It's the largest anti-trust investigation in Federal Government history and it could have cost you money.
The Justice Department Thursday announced that its filing charged against several companies and individuals, accused of conspiring to fix the prices of certain auto parts.
Honda, Toyota, Mazda, Chrysler, Ford and General Motors are some of the companies allegedly victimized.
The Justice Department says conspirators targeted more than 30 different products from windshield wipers, to bearings, compressors, and alternators.
Attorney General Eric Holder says the scheme lasted several years and impacted more than 5 billion dollars in auto parts sold in the u-s as well as more than 25 million cars.
"As a result of these conspiracies Americans paid more for their car," said Holder.

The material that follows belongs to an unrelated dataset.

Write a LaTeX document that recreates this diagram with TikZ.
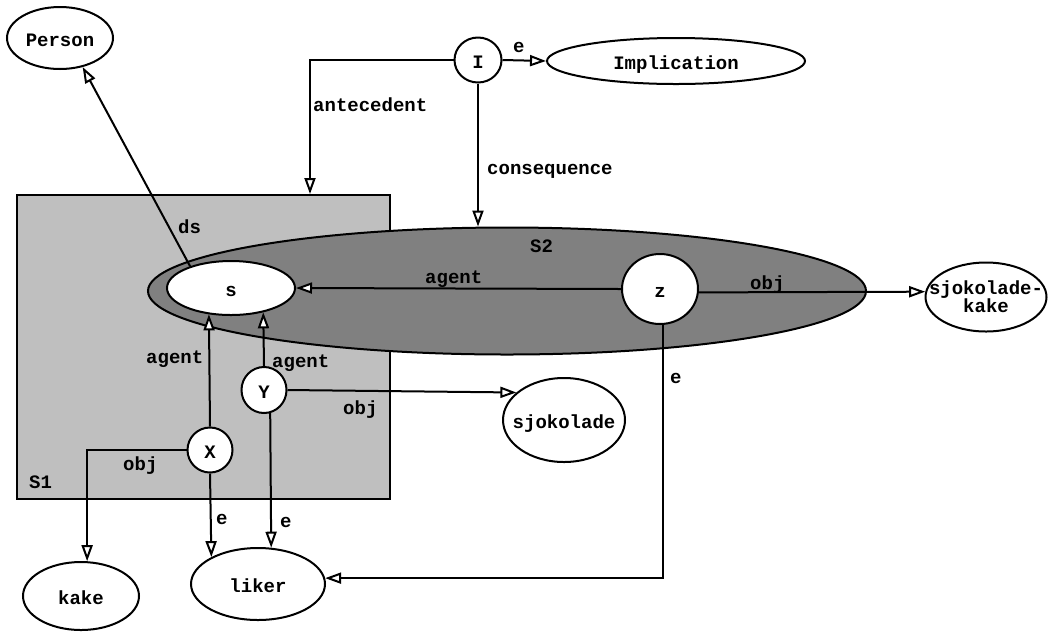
\documentclass[tikz,border=0pt]{standalone}
\usepackage{fontspec}
\setmonofont{Liberation Mono}
\usetikzlibrary{arrows.meta,shapes.geometric}
\begin{document}
\begin{tikzpicture}[x=1pt,y=-1pt,
  every node/.style={font=\ttfamily\bfseries\fontsize{19}{18}\selectfont},
  cnode/.style={draw, ellipse, fill=white, inner sep=0pt, line width=2pt},
  fixbase/.style={text height=16pt, text depth=0pt},
  lbl/.style={anchor=base west, inner sep=0pt},
  rel/.style={line width=2pt, -{Triangle[length=16pt, width=11pt, fill=white]}},
  context/.style={draw, line width=2pt}
]
\useasboundingbox (0,0) rectangle (1048,633);

% contexts
\node[context, rectangle, fill=gray!50, minimum width=373pt, minimum height=304pt, inner sep=0pt] (S1) at (203.5,347) {};
\node[lbl] (S1lbl) at (29,488) {S1};
\node[context, ellipse, fill=gray, minimum width=718pt, minimum height=127pt, inner sep=0pt] (S2) at (507,291) {};
\node[lbl] (S2lbl) at (530,252) {S2};

% concept and referent nodes (zero-width text boxes keep the given ellipse sizes)
\node[cnode, fixbase, minimum width=106pt, minimum height=62pt] (Person) at (60,38) {Person};
\node[cnode, fixbase, minimum width=47pt, minimum height=45pt] (I) at (478,60) {I};
\node[cnode, fixbase, minimum width=258pt, minimum height=46pt] (Implication) at (676,61) {Implication};
\node[cnode, fixbase, minimum width=128pt, minimum height=54pt] (s) at (231,288) {s};
\node[cnode, fixbase, minimum width=76pt, minimum height=70pt] (z) at (660,289) {z};
\node[cnode, align=center, minimum width=121pt, minimum height=69pt] (sjkake) at (986,297)
  {\makebox[0pt]{sjokolade-}\\\makebox[0pt]{kake}};
\node[cnode, fixbase, minimum width=45pt, minimum height=46pt] (Y) at (264,390) {Y};
\node[cnode, fixbase, minimum width=45pt, minimum height=45pt] (X) at (210,450) {X};
\node[cnode, fixbase, minimum width=122pt, minimum height=84pt] (sjokolade) at (564,420) {\makebox[0pt]{sjokolade}};
\node[cnode, fixbase, minimum width=116pt, minimum height=68pt] (kake) at (81,596) {kake};
\node[cnode, fixbase, minimum width=134pt, minimum height=72pt] (liker) at (258,584) {liker};

% relations
\draw[rel] (s.152) -- (Person.308);
\draw[rel] (I.west) -| ([xshift=-81pt]S1.north east);
\draw[rel] (I.south) -- (I.south |- S2.north);
\draw[rel] (I.east) -- (Implication.west);
\draw[rel] (z.west) -- (s.east);
\draw[rel] (z.-5) -- (sjkake.175);
\draw[rel] (Y.east) -- (sjokolade.150);
\draw[rel] (X.north) -- (s.230);
\draw[rel] (Y.north) -- (s.323);
\draw[rel] (X.west) -| (kake.80);
\draw[rel] (X.south) -- (liker.150);
\draw[rel] (Y.285) -- (liker.70);
\draw[rel] (z.275) |- (liker.5);

% relation labels
\node[lbl] (l-ds) at (178,233) {ds};
\node[lbl] (l-ante) at (313,111) {antecedent};
\node[lbl] (l-cons) at (487,174) {consequence};
\node[lbl] (l-eI) at (513,52) {e};
\node[lbl] (l-agz) at (425,283) {agent};
\node[lbl] (l-objz) at (750,289) {obj};
\node[lbl] (l-agX) at (146,363) {agent};
\node[lbl] (l-agY) at (272,367) {agent};
\node[lbl] (l-objY) at (343,414) {obj};
\node[lbl] (l-objX) at (123,470) {obj};
\node[lbl] (l-eX) at (216,524) {e};
\node[lbl] (l-eY) at (280,527) {e};
\node[lbl] (l-ez) at (670,383) {e};
\end{tikzpicture}
\end{document}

The Justice Department says nine Japanese based companies and two individuals have agreed to plead guilty to conspiracy charges and pay more than 740 million dollars in fines.
One of the 11 complaints filed Thursday accused a former executive of rigging bids, quote "...to fix, stabilize and maintain the prices of seat-belts"
"We will continue to check under every hood and kick every tire to make sure we put an end to this illegal conduct," Holder said.
How much these schemes impact individual vehicle prices is hard to determine.
"It does cut down on competition it does ultimately hurt the bottom line," said Phil LeBeau who covers the automotive industry for CNBC.
To date, 20 companies and 21 executives have been charged in this on-going conspiracy investigation.